STORED DATA ▸
★ ★ ★ ★

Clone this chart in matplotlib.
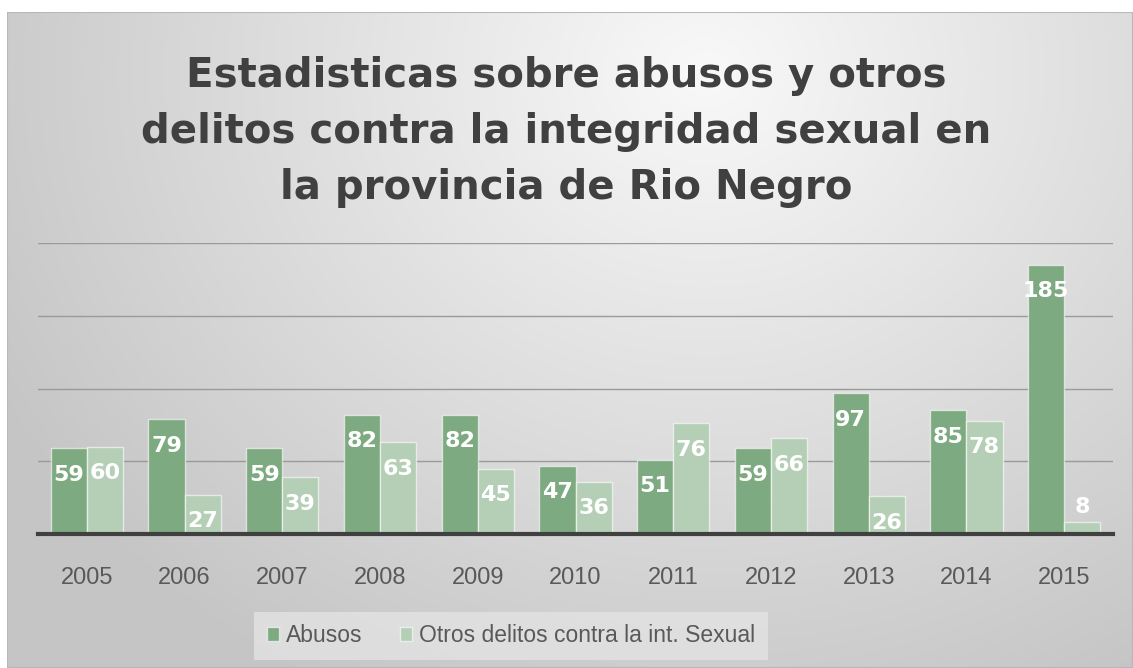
import numpy as np
import matplotlib
matplotlib.use("Agg")
import matplotlib.pyplot as plt
from matplotlib.patches import Rectangle

years = ["2005", "2006", "2007", "2008", "2009", "2010", "2011", "2012", "2013", "2014", "2015"]
abusos = [59, 79, 59, 82, 82, 47, 51, 59, 97, 85, 185]
otros = [60, 27, 39, 63, 45, 36, 76, 66, 26, 78, 8]
series_names = ["Abusos", "Otros delitos contra la int. Sexual"]
title = "Estadisticas sobre abusos y otros\ndelitos contra la integridad sexual en\nla provincia de Rio Negro"

W, H = 1133, 668
fig = plt.figure(figsize=(W / 100, H / 100), dpi=100)
fig.patch.set_facecolor("white")

# chart area background (radial gradient)
x0, y0 = 7, 12
bg = fig.add_axes([x0 / W, 0, (W - x0) / W, (H - y0) / H])
bg.set_axis_off()
gx = np.linspace(0, W - x0, 400)
gy = np.linspace(0, H - y0, 240)
XX, YY = np.meshgrid(gx, gy)
cx, cy = 700, 60
d = np.sqrt(((XX - cx) / 800) ** 2 + ((YY - cy) / 700) ** 2)
d = np.clip(d, 0, 1)
val = 0.975 - 0.20 * d
img = np.dstack([val, val, val])
bg.imshow(img, aspect="auto", extent=[0, 1, 0, 1], origin="upper")
bg.set_xlim(0, 1)
bg.set_ylim(0, 1)
bg.add_patch(Rectangle((0, 0), 1, 1, fill=False, edgecolor="#b8b8b8", lw=1.5, transform=bg.transAxes))

# plot area
left, right = 38, 1113
top, bottom = 243, 534
ax = fig.add_axes([left / W, (H - bottom) / H, (right - left) / W, (bottom - top) / H])
ax.set_facecolor("none")
ax.set_ylim(0, 200)
n = len(years)
ax.set_xlim(-0.5, n - 0.5)
x = np.arange(n)
bw = 0.37
dark = "#7daa80"
light = "#b4cfb5"
b1 = ax.bar(x - bw / 2, abusos, bw, color=dark, edgecolor=(1, 1, 1, 0.6), linewidth=1.0, zorder=3, label=series_names[0])
b2 = ax.bar(x + bw / 2, otros, bw, color=light, edgecolor=(1, 1, 1, 0.6), linewidth=1.0, zorder=3, label=series_names[1])

lab_font = dict(family=["DejaVu Sans"], fontsize=16, fontweight="bold", color="white")
for bars, vals in ((b1, abusos), (b2, otros)):
    for rect, v in zip(bars, vals):
        cxr = rect.get_x() + rect.get_width() / 2
        if v < 15:
            ax.annotate(str(v), (cxr, v), xytext=(0, 4), textcoords="offset points",
                        ha="center", va="bottom", zorder=4, **lab_font)
        else:
            ax.annotate(str(v), (cxr, v), xytext=(0, -12), textcoords="offset points",
                        ha="center", va="top", zorder=4, **lab_font)

ax.set_yticks([50, 100, 150, 200])
ax.yaxis.grid(True, color="#9a9a9a", linewidth=1.0, zorder=0)
ax.tick_params(axis="y", left=False, labelleft=False)
ax.tick_params(axis="x", bottom=False, pad=20)
ax.set_xticks(x)
ax.set_xticklabels(years, family=["Liberation Sans", "DejaVu Sans"], fontsize=17, color="#595959")
for s in ["top", "right", "left"]:
    ax.spines[s].set_visible(False)
ax.spines["bottom"].set_color("#404040")
ax.spines["bottom"].set_linewidth(3)
ax.spines["bottom"].set_zorder(5)

fig.text(566 / W, 1 - 132 / H, title, ha="center", va="center", fontsize=29, fontweight="bold",
         family=["DejaVu Sans"], color="#404040", linespacing=1.52)

leg = fig.legend(handles=[b1, b2], labels=series_names, loc="center", bbox_to_anchor=(511 / W, 1 - 636 / H),
                 ncol=2, frameon=True, handlelength=0.55, handleheight=0.55, handletextpad=0.3,
                 columnspacing=1.6, borderpad=0.55, borderaxespad=0, fancybox=False,
                 prop=dict(family=["Liberation Sans", "DejaVu Sans"], size=16.5))
leg.get_frame().set_facecolor("#e3e3e3")
leg.get_frame().set_edgecolor("none")
for t in leg.get_texts():
    t.set_color("#595959")

fig.savefig("out.png", dpi=100)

★ ★ ★ ★

AIM ▸ Reproduce every line precisely as given, omitting all pictures.

ANSWER ▸
Clone this chart in matplotlib.
import numpy as np
import matplotlib
matplotlib.use("Agg")
import matplotlib.pyplot as plt
from matplotlib.patches import Rectangle

years = ["2005", "2006", "2007", "2008", "2009", "2010", "2011", "2012", "2013", "2014", "2015"]
abusos = [59, 79, 59, 82, 82, 47, 51, 59, 97, 85, 185]
otros = [60, 27, 39, 63, 45, 36, 76, 66, 26, 78, 8]
series_names = ["Abusos", "Otros delitos contra la int. Sexual"]
title = "Estadisticas sobre abusos y otros\ndelitos contra la integridad sexual en\nla provincia de Rio Negro"

W, H = 1133, 668
fig = plt.figure(figsize=(W / 100, H / 100), dpi=100)
fig.patch.set_facecolor("white")

# chart area background (radial gradient)
x0, y0 = 7, 12
bg = fig.add_axes([x0 / W, 0, (W - x0) / W, (H - y0) / H])
bg.set_axis_off()
gx = np.linspace(0, W - x0, 400)
gy = np.linspace(0, H - y0, 240)
XX, YY = np.meshgrid(gx, gy)
cx, cy = 700, 60
d = np.sqrt(((XX - cx) / 800) ** 2 + ((YY - cy) / 700) ** 2)
d = np.clip(d, 0, 1)
val = 0.975 - 0.20 * d
img = np.dstack([val, val, val])
bg.imshow(img, aspect="auto", extent=[0, 1, 0, 1], origin="upper")
bg.set_xlim(0, 1)
bg.set_ylim(0, 1)
bg.add_patch(Rectangle((0, 0), 1, 1, fill=False, edgecolor="#b8b8b8", lw=1.5, transform=bg.transAxes))

# plot area
left, right = 38, 1113
top, bottom = 243, 534
ax = fig.add_axes([left / W, (H - bottom) / H, (right - left) / W, (bottom - top) / H])
ax.set_facecolor("none")
ax.set_ylim(0, 200)
n = len(years)
ax.set_xlim(-0.5, n - 0.5)
x = np.arange(n)
bw = 0.37
dark = "#7daa80"
light = "#b4cfb5"
b1 = ax.bar(x - bw / 2, abusos, bw, color=dark, edgecolor=(1, 1, 1, 0.6), linewidth=1.0, zorder=3, label=series_names[0])
b2 = ax.bar(x + bw / 2, otros, bw, color=light, edgecolor=(1, 1, 1, 0.6), linewidth=1.0, zorder=3, label=series_names[1])

lab_font = dict(family=["DejaVu Sans"], fontsize=16, fontweight="bold", color="white")
for bars, vals in ((b1, abusos), (b2, otros)):
    for rect, v in zip(bars, vals):
        cxr = rect.get_x() + rect.get_width() / 2
        if v < 15:
            ax.annotate(str(v), (cxr, v), xytext=(0, 4), textcoords="offset points",
                        ha="center", va="bottom", zorder=4, **lab_font)
        else:
            ax.annotate(str(v), (cxr, v), xytext=(0, -12), textcoords="offset points",
                        ha="center", va="top", zorder=4, **lab_font)

ax.set_yticks([50, 100, 150, 200])
ax.yaxis.grid(True, color="#9a9a9a", linewidth=1.0, zorder=0)
ax.tick_params(axis="y", left=False, labelleft=False)
ax.tick_params(axis="x", bottom=False, pad=20)
ax.set_xticks(x)
ax.set_xticklabels(years, family=["Liberation Sans", "DejaVu Sans"], fontsize=17, color="#595959")
for s in ["top", "right", "left"]:
    ax.spines[s].set_visible(False)
ax.spines["bottom"].set_color("#404040")
ax.spines["bottom"].set_linewidth(3)
ax.spines["bottom"].set_zorder(5)

fig.text(566 / W, 1 - 132 / H, title, ha="center", va="center", fontsize=29, fontweight="bold",
         family=["DejaVu Sans"], color="#404040", linespacing=1.52)

leg = fig.legend(handles=[b1, b2], labels=series_names, loc="center", bbox_to_anchor=(511 / W, 1 - 636 / H),
                 ncol=2, frameon=True, handlelength=0.55, handleheight=0.55, handletextpad=0.3,
                 columnspacing=1.6, borderpad=0.55, borderaxespad=0, fancybox=False,
                 prop=dict(family=["Liberation Sans", "DejaVu Sans"], size=16.5))
leg.get_frame().set_facecolor("#e3e3e3")
leg.get_frame().set_edgecolor("none")
for t in leg.get_texts():
    t.set_color("#595959")

fig.savefig("out.png", dpi=100)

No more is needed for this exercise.